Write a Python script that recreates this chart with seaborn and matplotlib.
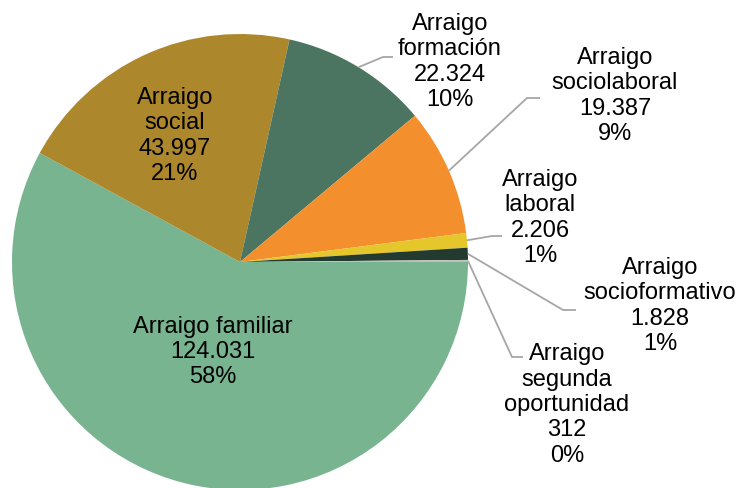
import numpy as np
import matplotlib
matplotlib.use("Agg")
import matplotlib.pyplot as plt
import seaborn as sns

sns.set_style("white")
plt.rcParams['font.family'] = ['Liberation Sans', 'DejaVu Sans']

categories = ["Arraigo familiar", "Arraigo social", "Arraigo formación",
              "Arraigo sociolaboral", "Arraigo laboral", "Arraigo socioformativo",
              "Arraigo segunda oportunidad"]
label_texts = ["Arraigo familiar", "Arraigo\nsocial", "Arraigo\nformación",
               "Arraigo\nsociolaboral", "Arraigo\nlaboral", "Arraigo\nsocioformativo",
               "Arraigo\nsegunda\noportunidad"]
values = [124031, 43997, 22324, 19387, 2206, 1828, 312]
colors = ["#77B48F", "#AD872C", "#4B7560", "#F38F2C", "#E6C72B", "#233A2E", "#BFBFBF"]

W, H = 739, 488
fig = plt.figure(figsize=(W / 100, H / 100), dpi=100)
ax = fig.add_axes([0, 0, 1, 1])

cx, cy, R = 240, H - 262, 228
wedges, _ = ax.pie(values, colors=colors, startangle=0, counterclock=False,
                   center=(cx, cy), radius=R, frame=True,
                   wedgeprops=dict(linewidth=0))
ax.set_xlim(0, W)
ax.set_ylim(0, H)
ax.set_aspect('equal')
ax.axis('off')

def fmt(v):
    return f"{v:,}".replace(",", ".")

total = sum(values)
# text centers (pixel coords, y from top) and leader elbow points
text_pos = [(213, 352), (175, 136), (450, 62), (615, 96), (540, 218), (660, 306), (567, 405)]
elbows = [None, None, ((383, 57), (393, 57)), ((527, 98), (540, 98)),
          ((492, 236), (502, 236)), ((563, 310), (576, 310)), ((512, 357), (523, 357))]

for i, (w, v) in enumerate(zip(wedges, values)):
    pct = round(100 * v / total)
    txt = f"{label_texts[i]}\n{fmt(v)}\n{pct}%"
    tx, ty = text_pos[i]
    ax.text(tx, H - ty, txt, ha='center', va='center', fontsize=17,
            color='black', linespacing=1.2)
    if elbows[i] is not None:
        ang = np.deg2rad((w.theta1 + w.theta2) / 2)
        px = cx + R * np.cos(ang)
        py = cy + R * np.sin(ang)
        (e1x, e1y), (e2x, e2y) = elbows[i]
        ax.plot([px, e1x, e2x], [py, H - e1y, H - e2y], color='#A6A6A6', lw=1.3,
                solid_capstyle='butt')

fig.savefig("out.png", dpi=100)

○ ○ ○ ○ ○ ○ ○

**Written instruction**
All of the lines above should be printed exactly, minus the pictures.

**Solution to the exercise**
Write a Python script that recreates this chart with seaborn and matplotlib.
import numpy as np
import matplotlib
matplotlib.use("Agg")
import matplotlib.pyplot as plt
import seaborn as sns

sns.set_style("white")
plt.rcParams['font.family'] = ['Liberation Sans', 'DejaVu Sans']

categories = ["Arraigo familiar", "Arraigo social", "Arraigo formación",
              "Arraigo sociolaboral", "Arraigo laboral", "Arraigo socioformativo",
              "Arraigo segunda oportunidad"]
label_texts = ["Arraigo familiar", "Arraigo\nsocial", "Arraigo\nformación",
               "Arraigo\nsociolaboral", "Arraigo\nlaboral", "Arraigo\nsocioformativo",
               "Arraigo\nsegunda\noportunidad"]
values = [124031, 43997, 22324, 19387, 2206, 1828, 312]
colors = ["#77B48F", "#AD872C", "#4B7560", "#F38F2C", "#E6C72B", "#233A2E", "#BFBFBF"]

W, H = 739, 488
fig = plt.figure(figsize=(W / 100, H / 100), dpi=100)
ax = fig.add_axes([0, 0, 1, 1])

cx, cy, R = 240, H - 262, 228
wedges, _ = ax.pie(values, colors=colors, startangle=0, counterclock=False,
                   center=(cx, cy), radius=R, frame=True,
                   wedgeprops=dict(linewidth=0))
ax.set_xlim(0, W)
ax.set_ylim(0, H)
ax.set_aspect('equal')
ax.axis('off')

def fmt(v):
    return f"{v:,}".replace(",", ".")

total = sum(values)
# text centers (pixel coords, y from top) and leader elbow points
text_pos = [(213, 352), (175, 136), (450, 62), (615, 96), (540, 218), (660, 306), (567, 405)]
elbows = [None, None, ((383, 57), (393, 57)), ((527, 98), (540, 98)),
          ((492, 236), (502, 236)), ((563, 310), (576, 310)), ((512, 357), (523, 357))]

for i, (w, v) in enumerate(zip(wedges, values)):
    pct = round(100 * v / total)
    txt = f"{label_texts[i]}\n{fmt(v)}\n{pct}%"
    tx, ty = text_pos[i]
    ax.text(tx, H - ty, txt, ha='center', va='center', fontsize=17,
            color='black', linespacing=1.2)
    if elbows[i] is not None:
        ang = np.deg2rad((w.theta1 + w.theta2) / 2)
        px = cx + R * np.cos(ang)
        py = cy + R * np.sin(ang)
        (e1x, e1y), (e2x, e2y) = elbows[i]
        ax.plot([px, e1x, e2x], [py, H - e1y, H - e2y], color='#A6A6A6', lw=1.3,
                solid_capstyle='butt')

fig.savefig("out.png", dpi=100)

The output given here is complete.